**Objective**:
Write each line of the material exactly as given, from the top through the line that contains "var yearLabels = [1962, 1971, 1980, 1989, 1998];", and omit all pictures.

^^^^

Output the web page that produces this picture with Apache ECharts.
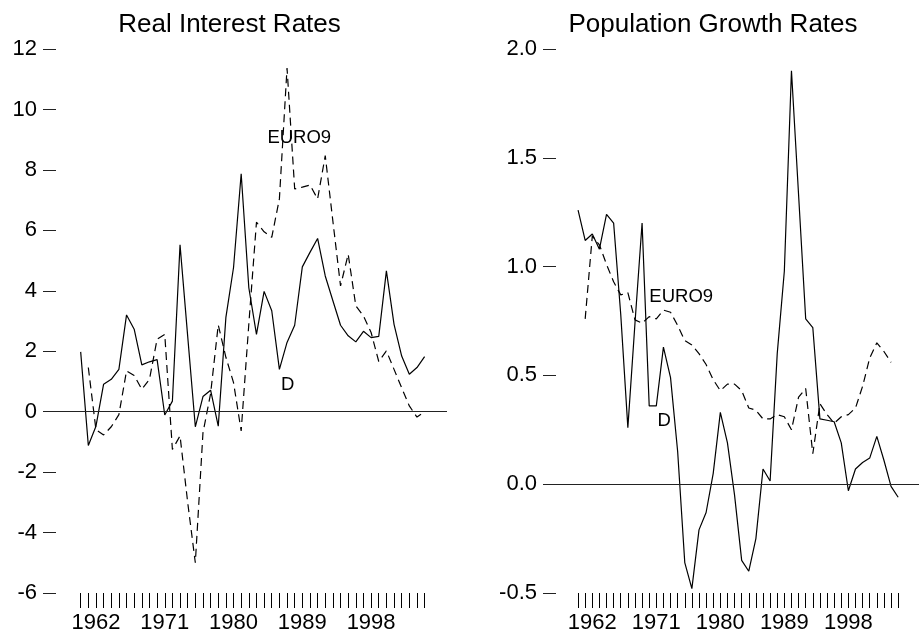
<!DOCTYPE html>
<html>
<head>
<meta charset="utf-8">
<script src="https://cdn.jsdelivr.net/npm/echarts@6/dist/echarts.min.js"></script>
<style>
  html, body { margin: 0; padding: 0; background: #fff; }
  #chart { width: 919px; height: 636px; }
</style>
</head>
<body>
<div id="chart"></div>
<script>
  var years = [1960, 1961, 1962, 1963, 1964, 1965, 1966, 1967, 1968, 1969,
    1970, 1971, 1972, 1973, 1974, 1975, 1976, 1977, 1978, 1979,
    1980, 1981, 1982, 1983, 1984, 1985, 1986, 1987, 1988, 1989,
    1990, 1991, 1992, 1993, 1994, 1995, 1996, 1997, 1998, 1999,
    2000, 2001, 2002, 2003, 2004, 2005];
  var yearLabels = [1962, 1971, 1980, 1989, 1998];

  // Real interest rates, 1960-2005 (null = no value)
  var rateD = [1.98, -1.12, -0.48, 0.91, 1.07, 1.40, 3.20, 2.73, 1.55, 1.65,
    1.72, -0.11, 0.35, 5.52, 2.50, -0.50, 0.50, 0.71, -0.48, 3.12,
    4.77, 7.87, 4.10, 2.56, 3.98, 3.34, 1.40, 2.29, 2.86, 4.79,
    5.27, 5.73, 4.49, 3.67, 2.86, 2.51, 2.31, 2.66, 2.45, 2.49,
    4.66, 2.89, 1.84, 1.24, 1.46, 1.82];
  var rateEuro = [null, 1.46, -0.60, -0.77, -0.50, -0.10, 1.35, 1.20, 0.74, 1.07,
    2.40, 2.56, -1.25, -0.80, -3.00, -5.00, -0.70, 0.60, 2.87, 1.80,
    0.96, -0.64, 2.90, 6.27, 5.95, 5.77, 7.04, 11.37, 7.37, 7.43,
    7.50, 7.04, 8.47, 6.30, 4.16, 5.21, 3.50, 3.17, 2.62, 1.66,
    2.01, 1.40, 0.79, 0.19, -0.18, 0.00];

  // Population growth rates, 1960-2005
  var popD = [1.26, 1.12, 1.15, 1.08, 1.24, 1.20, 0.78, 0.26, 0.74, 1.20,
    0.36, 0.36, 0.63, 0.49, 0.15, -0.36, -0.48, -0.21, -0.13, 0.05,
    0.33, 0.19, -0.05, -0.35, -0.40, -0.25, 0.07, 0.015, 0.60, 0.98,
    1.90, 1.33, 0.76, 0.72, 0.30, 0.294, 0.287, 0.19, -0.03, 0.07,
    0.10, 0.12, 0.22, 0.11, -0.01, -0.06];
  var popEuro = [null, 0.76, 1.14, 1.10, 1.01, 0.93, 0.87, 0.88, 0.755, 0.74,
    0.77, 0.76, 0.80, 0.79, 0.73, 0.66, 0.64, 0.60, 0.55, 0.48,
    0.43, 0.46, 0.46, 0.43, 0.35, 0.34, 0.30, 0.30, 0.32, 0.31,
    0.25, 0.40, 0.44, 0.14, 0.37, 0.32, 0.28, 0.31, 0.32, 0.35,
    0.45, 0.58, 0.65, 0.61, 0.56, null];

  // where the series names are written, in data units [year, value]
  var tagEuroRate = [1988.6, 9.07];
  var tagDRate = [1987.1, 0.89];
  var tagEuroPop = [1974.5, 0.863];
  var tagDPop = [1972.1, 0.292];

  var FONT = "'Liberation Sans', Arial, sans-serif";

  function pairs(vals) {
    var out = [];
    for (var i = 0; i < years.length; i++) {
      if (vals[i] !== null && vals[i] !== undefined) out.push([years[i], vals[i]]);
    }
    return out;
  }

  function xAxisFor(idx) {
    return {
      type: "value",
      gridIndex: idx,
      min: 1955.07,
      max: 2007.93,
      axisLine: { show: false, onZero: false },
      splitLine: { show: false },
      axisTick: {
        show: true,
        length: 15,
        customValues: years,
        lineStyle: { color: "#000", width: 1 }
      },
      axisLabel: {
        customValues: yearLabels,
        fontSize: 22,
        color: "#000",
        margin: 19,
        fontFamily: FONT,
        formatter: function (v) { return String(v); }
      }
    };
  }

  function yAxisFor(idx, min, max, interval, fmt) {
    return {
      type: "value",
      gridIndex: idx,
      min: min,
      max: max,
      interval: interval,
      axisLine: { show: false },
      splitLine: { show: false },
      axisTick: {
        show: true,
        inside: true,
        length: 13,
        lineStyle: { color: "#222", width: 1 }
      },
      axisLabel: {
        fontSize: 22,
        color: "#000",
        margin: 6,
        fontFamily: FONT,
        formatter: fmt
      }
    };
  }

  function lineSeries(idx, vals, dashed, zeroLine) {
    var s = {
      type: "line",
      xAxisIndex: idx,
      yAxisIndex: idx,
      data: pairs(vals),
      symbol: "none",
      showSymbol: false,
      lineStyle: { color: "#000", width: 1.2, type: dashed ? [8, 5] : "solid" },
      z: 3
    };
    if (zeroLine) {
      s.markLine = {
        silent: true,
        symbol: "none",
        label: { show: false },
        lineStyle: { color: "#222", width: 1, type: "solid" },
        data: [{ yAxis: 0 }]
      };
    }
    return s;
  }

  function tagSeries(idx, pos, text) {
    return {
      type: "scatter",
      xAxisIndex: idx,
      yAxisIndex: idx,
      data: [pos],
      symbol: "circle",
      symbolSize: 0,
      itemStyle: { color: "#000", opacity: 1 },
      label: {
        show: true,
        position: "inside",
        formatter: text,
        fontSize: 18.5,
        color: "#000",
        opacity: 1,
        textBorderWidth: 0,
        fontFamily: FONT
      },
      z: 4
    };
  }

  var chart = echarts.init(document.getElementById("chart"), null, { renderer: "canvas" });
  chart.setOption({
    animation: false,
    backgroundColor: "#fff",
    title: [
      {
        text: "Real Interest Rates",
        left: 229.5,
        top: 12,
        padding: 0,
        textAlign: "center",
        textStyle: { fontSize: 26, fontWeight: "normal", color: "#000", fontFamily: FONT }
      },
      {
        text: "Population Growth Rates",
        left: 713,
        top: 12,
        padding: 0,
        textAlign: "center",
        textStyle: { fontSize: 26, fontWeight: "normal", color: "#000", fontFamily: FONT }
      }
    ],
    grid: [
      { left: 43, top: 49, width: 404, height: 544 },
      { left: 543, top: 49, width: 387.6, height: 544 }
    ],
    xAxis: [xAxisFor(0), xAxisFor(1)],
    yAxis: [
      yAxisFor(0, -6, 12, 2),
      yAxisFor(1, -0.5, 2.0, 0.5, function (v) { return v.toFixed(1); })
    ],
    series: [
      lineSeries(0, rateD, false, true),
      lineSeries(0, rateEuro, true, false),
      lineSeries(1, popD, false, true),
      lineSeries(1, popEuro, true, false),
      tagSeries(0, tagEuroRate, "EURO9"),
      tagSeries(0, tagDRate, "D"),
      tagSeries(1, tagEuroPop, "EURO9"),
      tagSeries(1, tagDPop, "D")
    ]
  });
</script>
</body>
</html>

^^^^

**Written response**:
Output the web page that produces this picture with Apache ECharts.
<!DOCTYPE html>
<html>
<head>
<meta charset="utf-8">
<script src="https://cdn.jsdelivr.net/npm/echarts@6/dist/echarts.min.js"></script>
<style>
  html, body { margin: 0; padding: 0; background: #fff; }
  #chart { width: 919px; height: 636px; }
</style>
</head>
<body>
<div id="chart"></div>
<script>
  var years = [1960, 1961, 1962, 1963, 1964, 1965, 1966, 1967, 1968, 1969,
    1970, 1971, 1972, 1973, 1974, 1975, 1976, 1977, 1978, 1979,
    1980, 1981, 1982, 1983, 1984, 1985, 1986, 1987, 1988, 1989,
    1990, 1991, 1992, 1993, 1994, 1995, 1996, 1997, 1998, 1999,
    2000, 2001, 2002, 2003, 2004, 2005];
  var yearLabels = [1962, 1971, 1980, 1989, 1998];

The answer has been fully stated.